However, you probably don't want to change too much in a single diff.
> +}
>
> - newpriority = PUSER + p->p_estcpu +
> - NICE_WEIGHT * (p->p_p->ps_nice - NZERO);
> - newpriority = min(newpriority, MAXPRI);
> - p->p_usrpri = newpriority;
> - resched_proc(p, p->p_usrpri);
> +/*
> + * Generate a new virtual deadline for a process. The deadline is a soft
> + * one and has no purpose besides being used for choosing the next process
> + * to run. Also resets the number of round robin ticks available to the
> + * process if the previous timeslice expired and the process had to be
> preempted.
> + */
> +void
> +generate_deadline(struct proc *p, char voluntary) {
> + /*
> + * For nice values between 0 and 39 inclusively, the offset lies between
> + * 32 and 1280 milliseconds for a machine with hz=100. That means that
> + * processes with nice value=0 (i.e. -20 in userland) will be executed
> + * 32 milliseconds in the future at the latest. Processes with very
> + * little priority will be executed 1.28 seconds in the future at the
> very
> + * latest.

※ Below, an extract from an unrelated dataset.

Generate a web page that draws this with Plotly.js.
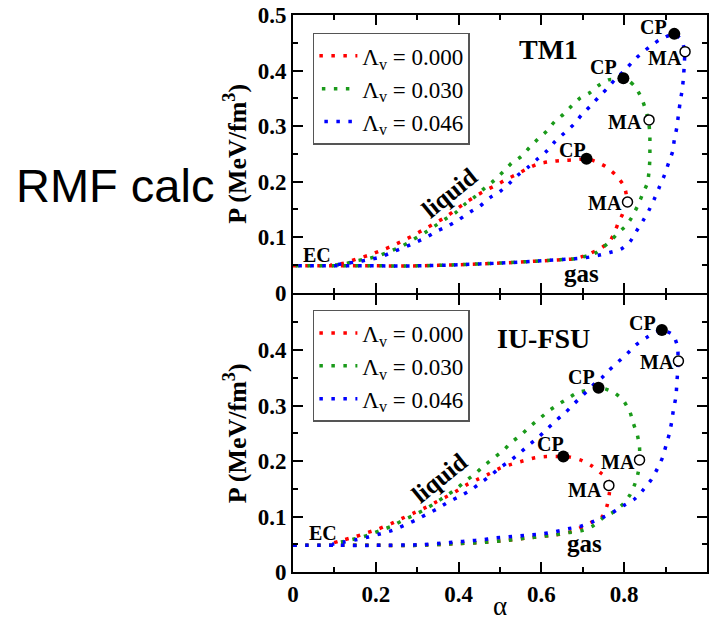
<!DOCTYPE html>
<html><head><meta charset="utf-8">
<script src="https://cdn.plot.ly/plotly-3.0.1.min.js"></script>
<style>html,body{margin:0;padding:0;background:#fff}#chart{width:710px;height:621px}</style>
</head><body><div id="chart"></div>
<script>
// ---- TM1 (top panel) ----
const tm1_a0_x = [0,0.1,0.2,0.3,0.4,0.5,0.6,0.68,0.70,0.717,0.746,0.766,0.778,0.786,0.796,0.803,0.806,0.803,0.798,0.779,0.755,0.731,0.709,0.681,0.651,0.622,0.593,0.568,0.543,0.516,0.492,0.468,0.444,0.417,0.393,0.369,0.343,0.317,0.291,0.265,0.237,0.210,0.182,0.152,0.123,0.09];
const tm1_a0_y = [0.048,0.048,0.048,0.048,0.050,0.053,0.057,0.061,0.065,0.070,0.081,0.093,0.111,0.126,0.141,0.155,0.170,0.184,0.194,0.212,0.227,0.236,0.241,0.239,0.238,0.236,0.232,0.224,0.214,0.204,0.194,0.185,0.175,0.162,0.149,0.136,0.125,0.114,0.103,0.093,0.083,0.075,0.067,0.060,0.053,0.049];
const tm1_a1_x = [0,0.1,0.2,0.3,0.4,0.5,0.6,0.68,0.71,0.733,0.750,0.767,0.786,0.804,0.818,0.833,0.846,0.856,0.860,0.862,0.862,0.862,0.860,0.857,0.852,0.841,0.826,0.812,0.798,0.779,0.762,0.738,0.717,0.693,0.673,0.653,0.632,0.613,0.591,0.571,0.551,0.528,0.508,0.486,0.464,0.440,0.415,0.393,0.367,0.343,0.319,0.292,0.265,0.237,0.210,0.182,0.152,0.123,0.09];
const tm1_a1_y = [0.048,0.048,0.048,0.048,0.050,0.053,0.057,0.061,0.066,0.072,0.082,0.093,0.108,0.120,0.135,0.157,0.180,0.197,0.218,0.241,0.263,0.284,0.302,0.315,0.329,0.352,0.371,0.381,0.386,0.384,0.383,0.373,0.360,0.350,0.336,0.321,0.308,0.291,0.276,0.261,0.245,0.233,0.218,0.202,0.189,0.173,0.159,0.144,0.132,0.120,0.108,0.096,0.084,0.075,0.067,0.061,0.057,0.051,0.049];
const tm1_a2_x = [0,0.1,0.2,0.3,0.4,0.5,0.6,0.68,0.709,0.738,0.765,0.792,0.814,0.830,0.846,0.861,0.873,0.885,0.897,0.907,0.917,0.921,0.927,0.931,0.935,0.940,0.943,0.945,0.946,0.940,0.921,0.885,0.860,0.837,0.818,0.798,0.777,0.758,0.737,0.717,0.697,0.677,0.655,0.633,0.613,0.591,0.568,0.544,0.523,0.500,0.476,0.452,0.428,0.402,0.375,0.349,0.321,0.295,0.268,0.240,0.212,0.182,0.152,0.123,0.09];
const tm1_a2_y = [0.048,0.048,0.048,0.048,0.050,0.053,0.057,0.061,0.063,0.067,0.072,0.078,0.0915,0.111,0.130,0.150,0.169,0.190,0.211,0.233,0.254,0.275,0.297,0.320,0.342,0.365,0.386,0.409,0.432,0.453,0.466,0.455,0.442,0.428,0.414,0.398,0.383,0.367,0.351,0.335,0.320,0.302,0.287,0.272,0.255,0.241,0.226,0.212,0.197,0.182,0.171,0.156,0.145,0.132,0.120,0.111,0.099,0.090,0.081,0.073,0.064,0.059,0.055,0.052,0.049];
const tm1_cp_x = [0.709,0.798,0.921];
const tm1_cp_y = [0.241,0.386,0.466];
const tm1_ma_x = [0.808,0.860,0.947];
const tm1_ma_y = [0.163,0.311,0.434];

// ---- IU-FSU (bottom panel) ----
const iu_a0_x = [0,0.1,0.2,0.3,0.394,0.456,0.516,0.575,0.635,0.665,0.689,0.722,0.746,0.758,0.764,0.765,0.760,0.746,0.722,0.694,0.669,0.653,0.613,0.585,0.555,0.527,0.500,0.474,0.446,0.419,0.393,0.369,0.343,0.317,0.291,0.262,0.237,0.208,0.180,0.152,0.123,0.095];
const iu_a0_y = [0.048,0.048,0.048,0.048,0.051,0.053,0.057,0.062,0.067,0.071,0.078,0.090,0.099,0.118,0.141,0.156,0.168,0.177,0.191,0.202,0.207,0.208,0.208,0.206,0.200,0.194,0.187,0.177,0.167,0.157,0.145,0.135,0.125,0.115,0.106,0.096,0.087,0.078,0.071,0.064,0.058,0.052];
const iu_a1_x = [0,0.1,0.2,0.3,0.394,0.456,0.516,0.575,0.635,0.665,0.695,0.722,0.746,0.774,0.798,0.814,0.826,0.834,0.837,0.837,0.832,0.822,0.814,0.798,0.778,0.754,0.738,0.711,0.689,0.665,0.641,0.619,0.595,0.572,0.551,0.528,0.508,0.484,0.462,0.440,0.417,0.393,0.369,0.343,0.317,0.291,0.262,0.237,0.208,0.180,0.152,0.123,0.095];
const iu_a1_y = [0.048,0.048,0.048,0.048,0.051,0.053,0.057,0.062,0.067,0.071,0.074,0.082,0.096,0.108,0.123,0.139,0.159,0.180,0.202,0.225,0.246,0.268,0.288,0.309,0.322,0.330,0.332,0.327,0.324,0.313,0.302,0.291,0.276,0.262,0.247,0.234,0.219,0.205,0.192,0.177,0.164,0.149,0.137,0.124,0.112,0.102,0.092,0.082,0.074,0.066,0.060,0.055,0.051];
const iu_a2_x = [0,0.1,0.2,0.3,0.363,0.393,0.425,0.456,0.484,0.514,0.544,0.575,0.605,0.635,0.665,0.693,0.722,0.750,0.774,0.799,0.826,0.846,0.866,0.880,0.893,0.901,0.909,0.915,0.919,0.925,0.927,0.929,0.930,0.929,0.918,0.891,0.853,0.828,0.808,0.786,0.764,0.746,0.724,0.701,0.680,0.659,0.637,0.614,0.593,0.570,0.547,0.524,0.500,0.476,0.452,0.428,0.402,0.375,0.349,0.323,0.295,0.268,0.240,0.212,0.182,0.152,0.123,0.095];
const iu_a2_y = [0.048,0.048,0.048,0.049,0.052,0.054,0.056,0.058,0.061,0.063,0.065,0.067,0.069,0.073,0.078,0.082,0.090,0.099,0.108,0.120,0.132,0.148,0.167,0.186,0.207,0.228,0.249,0.272,0.293,0.316,0.339,0.360,0.380,0.405,0.427,0.436,0.422,0.409,0.394,0.379,0.364,0.350,0.336,0.319,0.304,0.288,0.274,0.258,0.243,0.229,0.214,0.200,0.188,0.173,0.160,0.147,0.136,0.126,0.114,0.104,0.093,0.084,0.075,0.069,0.063,0.058,0.054,0.050];
const iu_cp_x = [0.653,0.738,0.891];
const iu_cp_y = [0.208,0.332,0.436];
const iu_ma_x = [0.763,0.837,0.931];
const iu_ma_y = [0.156,0.202,0.380];

const seriesNames = ['Λ<sub>v</sub> = 0.000','Λ<sub>v</sub> = 0.030','Λ<sub>v</sub> = 0.046'];
const colors = ['#ff0000','#1a9a1a','#0000ff'];
const topDash = ['3.5px,8.5px','0px,2.5px,3.5px,6px','0px,5px,3.5px,3.5px'];
const botDash = ['3.5px,8.5px','3.5px,8.5px','3.5px,8.5px'];

const SERIF = 'Liberation Serif, Times New Roman, serif';
const traces = [];
const tmX = [tm1_a0_x, tm1_a1_x, tm1_a2_x], tmY = [tm1_a0_y, tm1_a1_y, tm1_a2_y];
const iuX = [iu_a0_x, iu_a1_x, iu_a2_x], iuY = [iu_a0_y, iu_a1_y, iu_a2_y];
for (let i = 0; i < 3; i++) {
  traces.push({x: tmX[i], y: tmY[i], xaxis: 'x', yaxis: 'y', mode: 'lines', name: seriesNames[i],
    line: {color: colors[i], width: 3.5, dash: topDash[i], shape: 'spline', smoothing: 0.6}, legend: 'legend'});
}
for (let i = 0; i < 3; i++) {
  traces.push({x: iuX[i], y: iuY[i], xaxis: 'x2', yaxis: 'y2', mode: 'lines', name: seriesNames[i],
    line: {color: colors[i], width: 3.5, dash: botDash[i], shape: 'spline', smoothing: 0.6}, legend: 'legend2'});
}
traces.push({x: tm1_cp_x, y: tm1_cp_y, xaxis: 'x', yaxis: 'y', mode: 'markers', showlegend: false, marker: {color: '#000', size: 12}});
traces.push({x: tm1_ma_x, y: tm1_ma_y, xaxis: 'x', yaxis: 'y', mode: 'markers', showlegend: false, marker: {color: '#fff', size: 10, line: {color: '#000', width: 1.5}}});
traces.push({x: iu_cp_x, y: iu_cp_y, xaxis: 'x2', yaxis: 'y2', mode: 'markers', showlegend: false, marker: {color: '#000', size: 12}});
traces.push({x: iu_ma_x, y: iu_ma_y, xaxis: 'x2', yaxis: 'y2', mode: 'markers', showlegend: false, marker: {color: '#fff', size: 10, line: {color: '#000', width: 1.5}}});

const axCommon = {showline: true, linecolor: '#000', linewidth: 2, mirror: 'ticks', ticks: 'inside',
  ticklen: 10, tickwidth: 2, tickcolor: '#000', showgrid: false, zeroline: false,
  tickfont: {family: SERIF, size: 23, color: '#000', weight: 'bold'}};
const xMinor = {ticks: 'inside', dtick: 0.1, ticklen: 5, tickwidth: 2, tickcolor: '#000', showgrid: false};
const yMinor = {ticks: 'inside', dtick: 0.05, ticklen: 5, tickwidth: 2, tickcolor: '#000', showgrid: false};
const ytitle = {text: 'P (MeV/fm<sup>3</sup>)', font: {family: SERIF, size: 26, color: '#000', weight: 'bold'}, standoff: 4};

function ann(text, x, y, xr, yr, size, extra) {
  return Object.assign({text: text, x: x, y: y, xref: xr, yref: yr, showarrow: false,
    font: {family: SERIF, size: size, color: '#000', weight: 'bold'}}, extra || {});
}

const gap = 1 / 557;
const layout = {
  width: 710, height: 621, margin: {l: 293, r: 3, t: 15, b: 49},
  paper_bgcolor: '#fff', plot_bgcolor: '#fff', showlegend: true,
  xaxis: Object.assign({}, axCommon, {domain: [0, 1], anchor: 'y', range: [0, 1], dtick: 0.2, showticklabels: false, minor: xMinor}),
  yaxis: Object.assign({}, axCommon, {domain: [0.5 + gap, 1], anchor: 'x', range: [0, 0.5], dtick: 0.1, minor: yMinor, title: ytitle}),
  xaxis2: Object.assign({}, axCommon, {domain: [0, 1], anchor: 'y2', range: [0, 1], dtick: 0.2, minor: xMinor,
    title: {text: 'α', font: {family: SERIF, size: 27, color: '#000'}, standoff: 2}}),
  yaxis2: Object.assign({}, axCommon, {domain: [0, 0.5 - gap], anchor: 'x2', range: [0, 0.5], tickmode: 'array',
    tickvals: [0, 0.1, 0.2, 0.3, 0.4], ticktext: ['0', '0.1', '0.2', '0.3', '0.4'], minor: yMinor, title: ytitle}),
  legend: {x: 0.048, y: 0.968, xanchor: 'left', yanchor: 'top', bgcolor: '#fff', bordercolor: '#555', borderwidth: 1.5,
    itemwidth: 38, font: {family: SERIF, size: 23, color: '#000'}},
  legend2: {x: 0.048, y: 0.4705, xanchor: 'left', yanchor: 'top', bgcolor: '#fff', bordercolor: '#555', borderwidth: 1.5,
    itemwidth: 38, font: {family: SERIF, size: 23, color: '#000'}},
  annotations: [
    ann('TM1', 0.616, 0.437, 'x', 'y', 28),
    ann('CP', 0.676, 0.257, 'x', 'y', 20), ann('CP', 0.749, 0.406, 'x', 'y', 20), ann('CP', 0.870, 0.478, 'x', 'y', 20),
    ann('MA', 0.754, 0.162, 'x', 'y', 20), ann('MA', 0.802, 0.308, 'x', 'y', 20), ann('MA', 0.899, 0.422, 'x', 'y', 20),
    ann('liquid', 0.379, 0.180, 'x', 'y', 25, {textangle: -39}),
    ann('EC', 0.058, 0.067, 'x', 'y', 20),
    ann('gas', 0.698, 0.034, 'x', 'y', 25),
    ann('IU-FSU', 0.606, 0.420, 'x2', 'y2', 28),
    ann('CP', 0.621, 0.230, 'x2', 'y2', 20), ann('CP', 0.698, 0.352, 'x2', 'y2', 20), ann('CP', 0.845, 0.449, 'x2', 'y2', 20),
    ann('MA', 0.705, 0.147, 'x2', 'y2', 20), ann('MA', 0.785, 0.199, 'x2', 'y2', 20), ann('MA', 0.879, 0.379, 'x2', 'y2', 20),
    ann('liquid', 0.355, 0.170, 'x2', 'y2', 25, {textangle: -39}),
    ann('EC', 0.072, 0.071, 'x2', 'y2', 20),
    ann('gas', 0.705, 0.051, 'x2', 'y2', 25),
    {text: 'RMF calc', xref: 'paper', yref: 'paper', x: -0.673, y: 0.693, xanchor: 'left', yanchor: 'middle', showarrow: false,
      font: {family: 'Liberation Sans, Arial, sans-serif', size: 47, color: '#000'}}
  ]
};

Plotly.newPlot('chart', traces, layout, {staticPlot: true, displayModeBar: false});
</script>
</body></html>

The shift is done to ensure that the lowest possible offset
> is
> + * larger than the timeslice, in order to make sure that the scheduler
> does
> + * not degenerate to round robin behaviour when more than just a few
> processes
> + * with high priority are started.
> + *
> + * If the process voluntarily yielded its CPU, we reward it by halving
> its
> + * deadline offset.
> + */
> + unsigned int offset_msec = ((p->p_p->ps_nice + 1) * rrticks_init) <<
> (voluntary ? 2 : 3);
> + struct timeval offset = {
> + .tv_sec = offset_msec / 1000,
> + .tv_usec = offset_msec % 1000
tv_usec is measured in microseconds, msec suggests milliseconds.
I'd change that to:
.tv_usec = offset_msec % 1000 * 1000
> + };
> + struct timeval now;
> + microuptime(&now);
> + bcopy(&now, &(p->p_deadline_set), sizeof(struct timeval));
> +
> + timeradd(&now, &offset, &(p->p_deadline));
> + if (!voluntary)
> + p->p_rrticks = rrticks_init;
> }
>
> /*
> @@ -559,12 +550,8 @@
> void
> schedclock(struct proc *p)
> {
> - int s;
> -
> - SCHED_LOCK(s);
> p->p_estcpu = ESTCPULIM(p->p_estcpu + 1);
> resetpriority(p);
> if (p->p_priority >= PUSER)
> p->p_priority = p->p_usrpri;
> - SCHED_UNLOCK(s);
> }
I really like the deadlines. They convey intent very well.
--
Ariane